Mete Boyacı, “Bu doğrultuda, ekonomi ve iyi yönetişim odaklı bir düşünce kuruluşu olan ESPA (Ekonomi ve Sosyal Politikalar Araştırma Merkezi)’nın kuruluş sürecini tamamlamış bulunuyoruz” diyerek, kamu yararını gözeten ve kâr amacı gütmeyen bir kurum olan ESPA’nın, faaliyetlerini tarafsız bir biçimde, çok sesliliğe ve toplumun çeşitli kesimlerinin katılımına olanak sağlayacak şekilde yürüteceğini vurguladı. 

“Ülkemizin her yanını sarmış olan sorunlar kısa sürede çözülebilecek türden olmaktan çok uzaktır” ifadelerini kullanan Mete Boyacı, “Köklü reformların yapılması zorunlu olan böyle bir süreçte, taşların yerinden oynaması ve pek çok toplumsal kesimin olumsuz etkilenmesi kaçınılmazdır. Hiçbir dönüşüm/değişim fedakârlık yapılmadan gerçekleştirilemez.
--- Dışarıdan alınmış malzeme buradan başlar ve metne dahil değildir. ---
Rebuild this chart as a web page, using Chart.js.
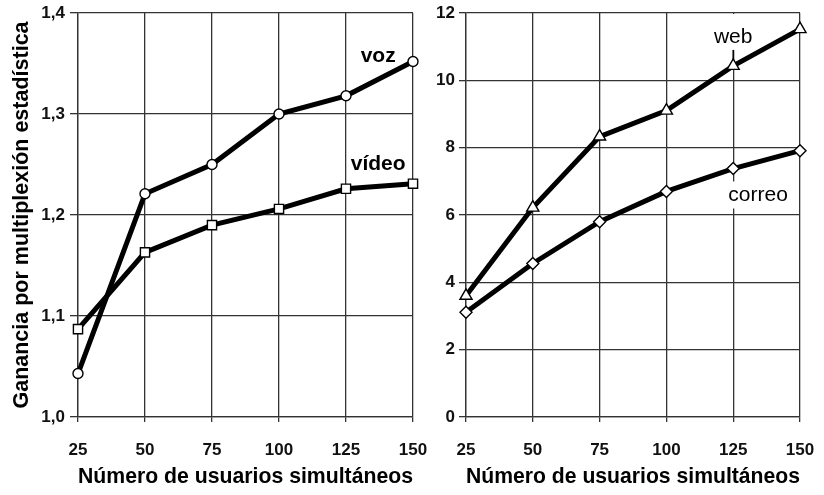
<!DOCTYPE html>
<html><head><meta charset="utf-8">
<script src="https://cdn.jsdelivr.net/npm/chart.js@4.4.0/dist/chart.umd.min.js"></script>
<style>
html,body{margin:0;padding:0;background:#fff;}
#wrap{position:relative;width:824px;height:495px;overflow:hidden;background:#fff;}
#c1box{position:absolute;left:0;top:0;width:430px;height:495px;}
#c2box{position:absolute;left:430px;top:0;width:394px;height:495px;}
</style></head><body>
<div id="wrap"><div id="c1box"><canvas id="c1"></canvas></div><div id="c2box"><canvas id="c2"></canvas></div></div>
<script>
// ---- data ----
const usuarios = [25, 50, 75, 100, 125, 150];
const voz = [1.043, 1.221, 1.250, 1.300, 1.318, 1.352];
const video = [1.087, 1.163, 1.190, 1.206, 1.226, 1.231];
const web = [3.60, 6.22, 8.33, 9.10, 10.43, 11.52];
const correo = [3.11, 4.56, 5.80, 6.70, 7.38, 7.91];
const ticksGanancia = [1.0, 1.1, 1.2, 1.3, 1.4];
const ticksDerecha = [0, 2, 4, 6, 8, 10, 12];
const xTitle = 'Número de usuarios simultáneos';
const yTitleLeft = 'Ganancia por multiplexión estadística';
const seriesNames = ['voz', 'vídeo', 'web', 'correo'];

// ---- labels (anchored in data units) ----
const labelsLeft = [
  {text: seriesNames[0], x: 137, y: 1.357, bold: true},
  {text: seriesNames[1], x: 137, y: 1.2505, bold: true}
];
const labelsRight = [
  {text: seriesNames[2], x: 125, y: 11.29, bold: false, pointer: web[4], clearTop: true},
  {text: seriesNames[3], x: 134.3, y: 6.58, bold: false}
];

const FONT = '"Liberation Sans", Arial, Helvetica, sans-serif';
const GRID = '#333';

const labelPlugin = {
  id: 'seriesLabels',
  beforeDatasetsDraw(chart, args, opts) {
    const {ctx, chartArea} = chart;
    const xs = chart.scales.x, ys = chart.scales.y;
    const items = opts.items || [];
    ctx.save();
    items.forEach(it => {
      ctx.font = (it.bold ? 'bold ' : '') + '21px ' + FONT;
      const w = ctx.measureText(it.text).width;
      const cx = xs.getPixelForValue(it.x), cy = ys.getPixelForValue(it.y);
      const h = 16;
      let top = cy - h / 2 - 6, bottom = cy + h / 2 + 5;
      if (it.clearTop) top = chartArea.top + 1;
      ctx.fillStyle = '#fff';
      ctx.fillRect(cx - w / 2 - 3, top, w + 6, bottom - top);
      ctx.fillStyle = '#000';
      ctx.textAlign = 'center';
      ctx.textBaseline = 'middle';
      ctx.fillText(it.text, cx, cy);
      if (it.pointer !== undefined) {
        ctx.strokeStyle = '#000';
        ctx.lineWidth = 1.5;
        ctx.beginPath();
        ctx.moveTo(cx, bottom);
        ctx.lineTo(cx, ys.getPixelForValue(it.pointer));
        ctx.stroke();
      }
    });
    ctx.restore();
  }
};

function pts(arr) { return usuarios.map((u, i) => ({x: u, y: arr[i]})); }

function ds(arr, style) {
  return {
    data: pts(arr), borderColor: '#000', borderWidth: 5, tension: 0, clip: false,
    pointStyle: style, pointRadius: style === 'rect' ? 6.5 : (style === 'triangle' ? 7 : (style === 'rectRot' ? 6 : 5)),
    pointBackgroundColor: '#fff', pointBorderColor: '#000', pointBorderWidth: 1.4
  };
}

function xScale() {
  return {
    type: 'linear', min: usuarios[0], max: usuarios[usuarios.length - 1],
    afterBuildTicks: s => { s.ticks = usuarios.map(v => ({value: v})); },
    afterFit: s => { s.height = 78; s.paddingLeft = 0; s.paddingRight = 0; },
    grid: {color: GRID, lineWidth: 1.3, tickLength: 5, drawTicks: true},
    border: {color: GRID, width: 1.3},
    ticks: {color: '#111', padding: 18, maxRotation: 0, font: {family: FONT, size: 17, weight: 'bold'}},
    title: {display: true, text: xTitle, color: '#000', padding: {top: 0, bottom: 5}, font: {family: FONT, size: 22, weight: 'bold'}}
  };
}

function makeChart(id, datasets, yCfg, padding, items) {
  return new Chart(document.getElementById(id), {
    type: 'line',
    data: {datasets},
    options: {
      responsive: true, maintainAspectRatio: false, animation: false,
      layout: {padding},
      plugins: {legend: {display: false}, tooltip: {enabled: false}, seriesLabels: {items}},
      scales: {x: xScale(), y: yCfg}
    },
    plugins: [labelPlugin]
  });
}

makeChart('c1', [ds(voz, 'circle'), ds(video, 'rect')], {
  type: 'linear', min: ticksGanancia[0], max: ticksGanancia[ticksGanancia.length - 1],
  afterBuildTicks: s => { s.ticks = ticksGanancia.map(v => ({value: v})); },
  afterFit: s => { s.width = 78; s.paddingTop = 0; s.paddingBottom = 0; },
  grid: {color: GRID, lineWidth: 1.3, tickLength: 8},
  border: {color: GRID, width: 1.3},
  ticks: {color: '#111', padding: 5, font: {family: FONT, size: 17, weight: 'bold'},
    callback: v => v.toFixed(1).replace('.', ',')},
  title: {display: true, text: yTitleLeft, color: '#000', padding: {top: 9, bottom: 0}, font: {family: FONT, size: 21.5, weight: 'bold'}}
}, {top: 13, right: 17, bottom: 0, left: 0}, labelsLeft);

makeChart('c2', [ds(web, 'triangle'), ds(correo, 'rectRot')], {
  type: 'linear', min: ticksDerecha[0], max: ticksDerecha[ticksDerecha.length - 1],
  afterBuildTicks: s => { s.ticks = ticksDerecha.map(v => ({value: v})); },
  afterFit: s => { s.width = 36; s.paddingTop = 0; s.paddingBottom = 0; },
  grid: {color: GRID, lineWidth: 1.3, tickLength: 7},
  border: {color: GRID, width: 1.3},
  ticks: {color: '#111', padding: 4, font: {family: FONT, size: 17, weight: 'bold'}}
}, {top: 13, right: 24, bottom: 0, left: 0}, labelsRight);
</script>
</body></html>
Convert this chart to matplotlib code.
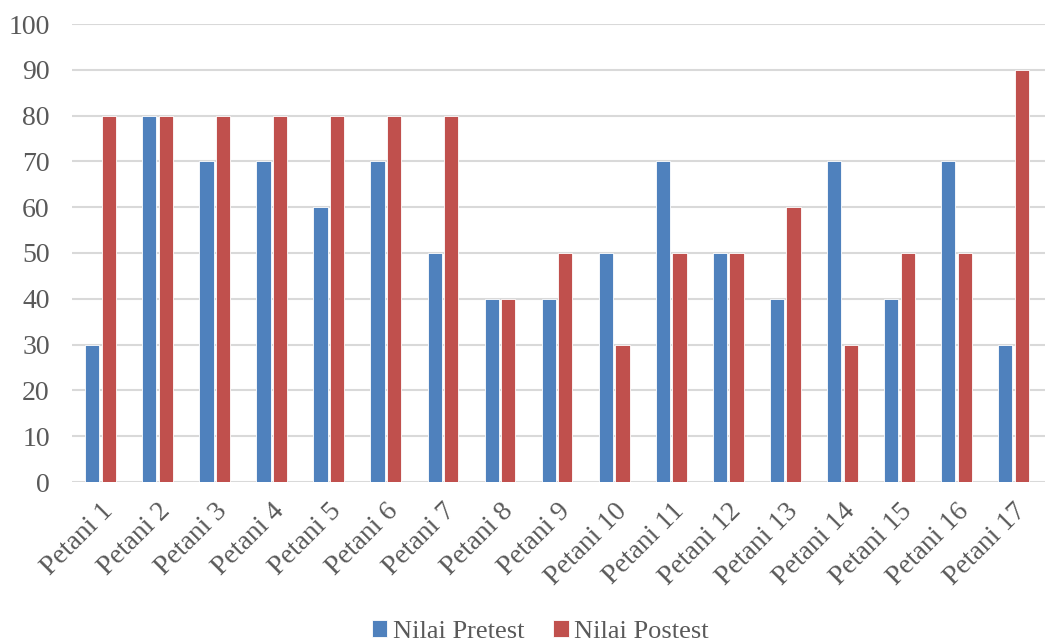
import numpy as np
import matplotlib
matplotlib.use('Agg')
import matplotlib.pyplot as plt

categories = ['Petani %d' % i for i in range(1, 18)]
pretest = [30, 80, 70, 70, 60, 70, 50, 40, 40, 50, 70, 50, 40, 70, 40, 70, 30]
postest = [80, 80, 80, 80, 80, 80, 80, 40, 50, 30, 50, 50, 60, 30, 50, 50, 90]

plt.rcParams['font.family'] = ['Liberation Serif', 'DejaVu Serif']
text_color = '#595959'

fig = plt.figure(figsize=(10.45, 6.41), dpi=100)
ax = fig.add_axes([72 / 1045, 1 - 482 / 641, (1045 - 72) / 1045, (482 - 24) / 641])

x = np.arange(len(categories))
w = 0.25
ax.bar(x - w / 2 - 0.02, pretest, w, color='#4F81BD', edgecolor='white', linewidth=0.6,
       label='Nilai Pretest', zorder=3)
ax.bar(x + w / 2 + 0.02, postest, w, color='#C0504D', edgecolor='white', linewidth=0.6,
       label='Nilai Postest', zorder=3)

ax.set_xlim(-0.5, 16.55)
ax.set_ylim(0, 100)
ax.set_yticks(range(0, 101, 10))
ax.yaxis.grid(True, color='#D9D9D9', linewidth=1.5, zorder=0)
ax.set_axisbelow(True)
for s in ax.spines.values():
    s.set_visible(False)
ax.tick_params(length=0, labelsize=20, colors=text_color)
ax.tick_params(axis='y', pad=16)
ax.tick_params(axis='x', pad=12)
ax.set_xticks(x)
ax.set_xticklabels(categories, rotation=45, ha='right', rotation_mode='anchor')

fig.legend(loc='lower center', bbox_to_anchor=(0.517, -0.04), ncol=2, frameon=False,
           fontsize=19, handlelength=0.6, handleheight=0.6, handletextpad=0.2,
           columnspacing=1.1, labelcolor=text_color)

fig.savefig('out.png', dpi=100)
Elbette, uzun vadeli istikrar ve refah için kısa vadede fedakârlıkta bulunması gereken kesimlere, parçası olduğumuz iş dünyası da dahildir” şeklinde konuştu.

Mete Boyacı, benzer kaygıları taşıyan ve ifade ettiği ilkeleri paylaşan tüm kesimleri kendileriyle istişarede bulunmaya ve iş birliği yapmaya da davet etti.

Toplantı, hazır bulunan kurucuların katılımıyla gerçekleştirilen soru-cevap bölümüyle sona erdi.